FYI, i use a standard desktop PC. single-processor. 512mb ram.

i am experimenting on rotating a single 2D image from 0 to 360 degrees.
without any parallelism/concurrency whatsoever, this kind of program which has a loop structure of:

for(degree=0,degree<=360;degree++){
for(x=0,x<=width;x++){
for(y=0,y<=height;y++){

.....rotate here and print frame here

}//for y
}//for x
}//for degree

...runs fine (and fast). Now, i extended this code to rotate a volume-a 3D object which has a loop structure of:

for(degree=0,degree<=360;degree++){
for(x=0,x<=width;x++){
for(y=0,y<=height;y++){
for(z=0,z<=depth;z++){

.....rotate here and print frame here

}//for z
}//for y
}//for x
}//for degree

...and because of this structure, this code has a running time of O(n^4). printing each frame takes as much as 5 to 6 minutes! imagine the total of 361 -> [0,360] frames*6 minutes!

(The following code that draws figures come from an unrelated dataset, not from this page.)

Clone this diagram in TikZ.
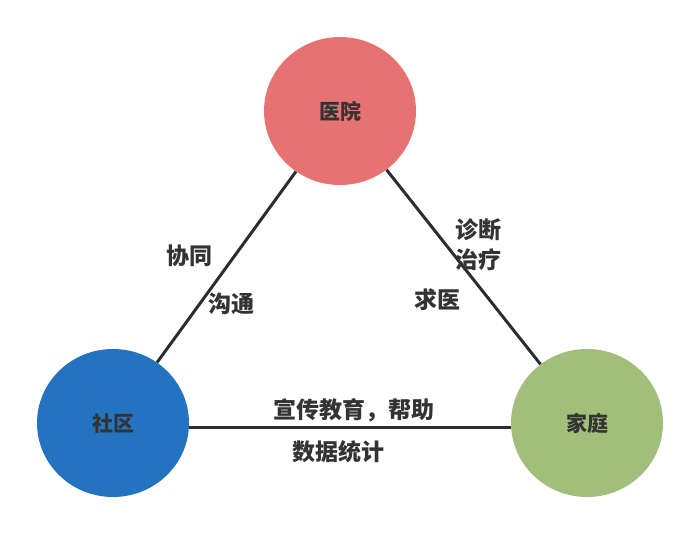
\documentclass[tikz,border=0pt]{standalone}
\usepackage{fontspec}
\setmainfont{Noto Sans CJK SC}
\usetikzlibrary{shapes.geometric}
\definecolor{hred}{HTML}{E67371}
\definecolor{cblue}{HTML}{2473C0}
\definecolor{fgreen}{HTML}{A1BF7B}
\definecolor{txt}{HTML}{333333}
\definecolor{edge}{HTML}{2A2E33}
\begin{document}
\begin{tikzpicture}[x=1pt,y=-1pt,
  party/.style={ellipse,minimum width=152pt,minimum height=148pt,inner sep=0pt,text=txt,font=\fontsize{21}{23}\selectfont\bfseries},
  conn/.style={draw=edge,line width=3pt},
  lbl/.style={text=txt,inner sep=1pt,font=\fontsize{23}{25}\selectfont\bfseries}]
\useasboundingbox (0,0) rectangle (700,534);
\node[party,fill=hred] (hosp) at (340,111) {医院};
\node[party,fill=cblue] (comm) at (113,423) {社区};
\node[party,fill=fgreen] (home) at (587,423) {家庭};
\draw[conn] (hosp) -- (comm);
\draw[conn] (hosp) -- (home);
\draw[conn] ([yshift=-4pt]comm.east) -- ([yshift=-4pt]home.west);
\node[lbl] (l1) at (189,256) {协同};
\node[lbl] (l2) at (231,304) {沟通};
\node[lbl] (l3) at (478,230) {诊断};
\node[lbl] (l4) at (478,260) {治疗};
\node[lbl] (l5) at (437,300) {求医};
\node[lbl] (l6) at (354,410) {宣传教育，帮助};
\node[lbl] (l7) at (338,452) {数据统计};
\end{tikzpicture}
\end{document}
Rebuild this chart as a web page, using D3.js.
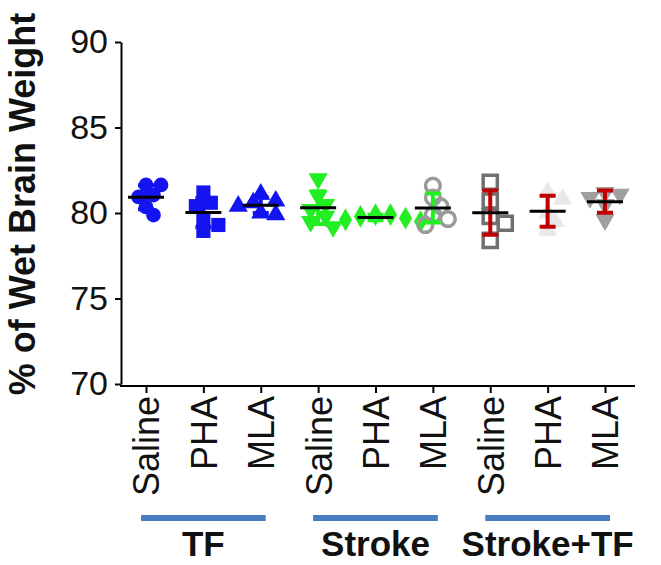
<!DOCTYPE html>
<html>
<head>
<meta charset="utf-8">
<script src="https://cdn.jsdelivr.net/npm/d3@7"></script>
<style>
  body { margin: 0; background: #fff; }
  svg text { font-family: "Liberation Sans", Arial, sans-serif; }
</style>
</head>
<body>
<div id="chart"></div>
<script>
// Gruppen und Behandlungen
const treatments = ["Saline", "PHA", "MLA"];
const groups = ["TF", "Stroke", "Stroke+TF"];
const yTicks = [70, 75, 80, 85, 90];

// Werte pro Spalte (% Feuchtgewicht), aus der Abbildung geschätzt
const tfSaline     = [81.64, 81.64, 81.05, 80.94, 80.35, 79.88];
const tfPha        = [81.2, 80.6, 80.4, 79.7, 79.3, 78.95];
const tfMla        = [81.1, 80.7, 80.6, 80.4, 79.9, 80.0];
const strokeSaline = [82.0, 81.0, 80.5, 80.2, 79.8, 79.5, 79.2];
const strokePha    = [79.9, 79.9, 79.8, 79.7, 79.6, 79.5];
const strokeMla    = [81.6, 80.9, 80.4, 79.9, 79.65, 79.3];
const bothSaline   = [81.8, 80.7, 79.8, 79.4, 78.4];
const bothPha      = [81.2, 80.8, 80.0, 79.5, 79.0];
const bothMla      = [81.2, 81.1, 80.9, 80.5, 79.6];

const columnValues = [tfSaline, tfPha, tfMla, strokeSaline, strokePha, strokeMla, bothSaline, bothPha, bothMla];

// Darstellung je Spalte
const styles = [
  { shape: "circle",  fill: "#1414f0", stroke: "none", bar: "#1414f0" },
  { shape: "square",  fill: "#1414f0", stroke: "none", bar: "#1414f0" },
  { shape: "triUp",   fill: "#1414f0", stroke: "none", bar: "#1414f0" },
  { shape: "triDown", fill: "#22ee22", stroke: "none", bar: "#22ee22" },
  { shape: "diamond", fill: "#22ee22", stroke: "none", bar: "#22ee22" },
  { shape: "circle",  fill: "none", stroke: "#9a9a9a", bar: "#22ee22" },
  { shape: "square",  fill: "none", stroke: "#707070", bar: "#c00000" },
  { shape: "triUp",   fill: "#e8e8e8", stroke: "none", bar: "#c00000" },
  { shape: "triDown", fill: "#a0a0a0", stroke: "none", bar: "#c00000" }
];

const width = 661;
const height = 565;
const margin = { left: 121, top: 42, right: 26, bottom: 181 };
const x0 = margin.left, x1 = width - margin.right;
const y0 = height - margin.bottom, y1 = margin.top;

const columns = [];
groups.forEach(g => treatments.forEach(t => columns.push(g + "|" + t)));

const svg = d3.select("#chart").append("svg")
    .attr("width", width)
    .attr("height", height);

const x = d3.scalePoint()
    .domain(columns)
    .range([x0 + 25, x1 - 30]);

const y = d3.scaleLinear()
    .domain([70, 90])
    .range([y0, y1]);

// Y-Achse
const yAxis = svg.append("g")
    .attr("transform", `translate(${x0},0)`)
    .call(d3.axisLeft(y).tickValues(yTicks).tickSize(6).tickPadding(7).tickSizeOuter(0));
yAxis.select(".domain").attr("stroke-width", 2);
yAxis.selectAll(".tick line").attr("stroke-width", 2);
yAxis.selectAll("text").style("font-size", "34px").attr("fill", "#111");

// X-Achse
const xAxis = svg.append("g")
    .attr("transform", `translate(0,${y0 + 2})`)
    .call(d3.axisBottom(x).tickSize(7).tickSizeOuter(0).tickFormat(d => d.split("|")[1]));
xAxis.select(".domain").attr("d", `M${x0 - 1},0H${x1}`).attr("stroke-width", 2);
xAxis.selectAll(".tick line").attr("stroke-width", 2);
xAxis.selectAll("text")
    .style("font-size", "36px")
    .attr("fill", "#111")
    .attr("text-anchor", "end")
    .attr("dy", "0.36em")
    .attr("transform", "translate(0,10) rotate(-90)")
    .attr("x", 0).attr("y", 0);

// Titel der Y-Achse
svg.append("text")
    .attr("transform", `translate(35,${(y0 + y1) / 2 - 9}) rotate(-90)`)
    .attr("text-anchor", "middle")
    .style("font-size", "36px")
    .style("font-weight", "bold")
    .attr("fill", "#111")
    .text("% of Wet Brain Weight");

// Symbol-Generator
const symbolFor = {
  circle: d3.symbol().type(d3.symbolCircle).size(170),
  square: d3.symbol().type(d3.symbolSquare).size(200),
  triUp: d3.symbol().type(d3.symbolTriangle).size(160),
  triDown: d3.symbol().type(d3.symbolTriangle).size(160),
  diamond: d3.symbol().type(d3.symbolDiamond).size(150)
};

// einfache Beeswarm-Anordnung, Überlappung teilweise erlaubt
function swarm(values, size) {
  const placed = [];
  values.map((v, i) => ({ v, i })).sort((a, b) => b.v - a.v).forEach(p => {
    const py = y(p.v);
    let off = 0;
    for (let k = 0; k < 12; k++) {
      const cand = k === 0 ? 0 : (k % 2 ? 1 : -1) * Math.ceil(k / 2) * size * 0.5;
      const clash = placed.some(q => Math.hypot(q.dx - cand, q.py - py) < size * 0.7);
      if (!clash) { off = cand; break; }
    }
    placed.push({ dx: off, py, v: p.v });
  });
  return placed;
}

columns.forEach((col, ci) => {
  const vals = columnValues[ci];
  const st = styles[ci];
  const cx = x(col);
  const mean = d3.mean(vals);
  const sd = d3.deviation(vals);
  const g = svg.append("g");

  // Punkte
  swarm(vals, 15).forEach(p => {
    g.append("path")
      .attr("d", symbolFor[st.shape]())
      .attr("transform", `translate(${cx + p.dx},${p.py})` + (st.shape === "triDown" ? " rotate(180)" : ""))
      .attr("fill", st.fill)
      .attr("stroke", st.stroke)
      .attr("stroke-width", st.stroke === "none" ? 0 : 3.5);
  });

  // Fehlerbalken (SD)
  const cap = 8;
  g.append("path")
    .attr("d", `M${cx},${y(mean + sd)}V${y(mean - sd)}M${cx - cap},${y(mean + sd)}H${cx + cap}M${cx - cap},${y(mean - sd)}H${cx + cap}`)
    .attr("fill", "none")
    .attr("stroke", st.bar)
    .attr("stroke-width", 4);

  // Mittelwert
  g.append("line")
    .attr("x1", cx - 18).attr("x2", cx + 18)
    .attr("y1", y(mean)).attr("y2", y(mean))
    .attr("stroke", "#000")
    .attr("stroke-width", 3);
});

// Gruppenbalken und -beschriftungen
groups.forEach((grp, gi) => {
  const first = x(grp + "|" + treatments[0]);
  const last = x(grp + "|" + treatments[treatments.length - 1]);
  const mid = (first + last) / 2;
  svg.append("line")
    .attr("x1", first - 5).attr("x2", last + 5)
    .attr("y1", 518).attr("y2", 518)
    .attr("stroke", "#4a7cc0")
    .attr("stroke-width", 6);
  svg.append("text")
    .attr("x", mid)
    .attr("y", 556)
    .attr("text-anchor", "middle")
    .style("font-size", "35px")
    .style("font-weight", "bold")
    .attr("fill", "#111")
    .text(grp);
});
</script>
</body>
</html>
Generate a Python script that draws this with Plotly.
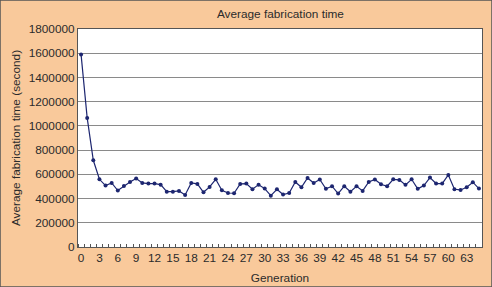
import plotly.graph_objects as go

generations = list(range(66))
avg_time = [1590000, 1066000, 716000, 559000, 507000, 529000, 466000, 504000, 537000, 565000,
            529000, 524000, 524000, 515000, 457000, 457000, 463000, 430000, 529000, 521000,
            452000, 496000, 559000, 468000, 446000, 444000, 521000, 524000, 477000, 515000,
            482000, 424000, 477000, 433000, 446000, 537000, 493000, 570000, 529000, 557000,
            480000, 502000, 441000, 502000, 457000, 502000, 463000, 537000, 557000, 518000,
            502000, 559000, 554000, 513000, 559000, 480000, 507000, 573000, 524000, 524000,
            595000, 477000, 471000, 493000, 535000, 482000]
x_ticks = list(range(0, 64, 3))
y_ticks = list(range(0, 1800001, 200000))

navy = "#1d2670"
bg = "#f9c99b"
font = "Liberation Sans, Arial, sans-serif"

fig = go.Figure(go.Scatter(
    x=generations, y=avg_time, mode="lines+markers",
    line=dict(color=navy, width=1.2),
    marker=dict(color=navy, size=4, symbol="circle"),
))

fig.update_layout(
    width=492, height=287,
    margin=dict(l=78, r=10, t=29, b=40, autoexpand=False),
    paper_bgcolor=bg, plot_bgcolor="white",
    showlegend=False,
    font=dict(family=font, size=11.8, color="#2b2b2b"),
    title=dict(text="Average fabrication time", x=0.57, xanchor="center",
               y=0.95, yanchor="middle", font=dict(size=11.8, color="#2b2b2b")),
)
fig.update_xaxes(
    range=[-0.5, 65.5], tickvals=x_ticks, ticktext=[str(v) for v in x_ticks],
    ticks="", showgrid=False, zeroline=False, automargin=False,
    showline=True, linecolor="#555555", linewidth=1, mirror=True,
    minor=dict(ticks="inside", ticklen=3, tick0=-0.5, dtick=1, tickcolor="#555555", showgrid=False),
    title=dict(text="Generation", standoff=9, font=dict(size=11.8)),
    tickfont=dict(size=11.8), fixedrange=True,
)
fig.update_yaxes(
    range=[0, 1800000], tickvals=y_ticks, ticktext=[str(v) for v in y_ticks],
    showgrid=True, gridcolor="#8a8a8a", gridwidth=1, zeroline=False, automargin=False,
    showline=True, linecolor="#555555", linewidth=1, mirror=True,
    ticks="", ticklen=3,
    title=dict(text="Average fabrication time (second)", standoff=5, font=dict(size=11.8)),
    tickfont=dict(size=11.8), fixedrange=True,
)
fig.add_shape(type="rect", xref="paper", yref="paper", x0=-78/404, x1=1+10/404,
              y0=-40/218, y1=1+29/218, line=dict(color="#555555", width=1.5))

fig.write_html("out.html")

so, i seeked some suggestions and tried them (people from this forum have been helping me with this):

1.) pthreads
pthread_create,pthread_join/pthread_detach
for this suggestion, i experimented with 2D rotation first.
for each degree, i create a thread (total of 361 threads, a massive amount!)
program ran just fine but at the end, i hit segmentation fault. (with just 3 loops)

2.) fork()
i experimented with 2D rotation first and it worked fine. i was able to print all 361 images.
i extended it to 3D rotation. it worked fine and was able to print the first frame but it took 5-6 minutes also.so, i terminated it later on.
i experimented to simplify my 3d code by just printing a number so that i could see if it will be able to create all the 361 threads. and then, i hit segmentation fault.

i've expected this result from fork() cause it's more expensive than threads. but with this massive amount of threads with these available resources, i still can't meet my goal of making my code run faster. ive written my code as simple as it can be, but it is really slow.

some said that it is not really recommended for me to use pthreads in this case, and that fork() is more expensive. your opinions and suggestions will be of a very BIG help.

CptPicard

January 15th, 2008, 08:11 AM

i am experimenting on rotating a single 2D image from 0 to 360 degrees.
without any parallelism/concurrency whatsoever

Glad you hear you got rid of the parallelism... don't let it creep back into your design here, as it strangely seems like at the end of your post. Forget about it unless you get more cores, ok? :) Neither pthreads nor fork belong to the solution.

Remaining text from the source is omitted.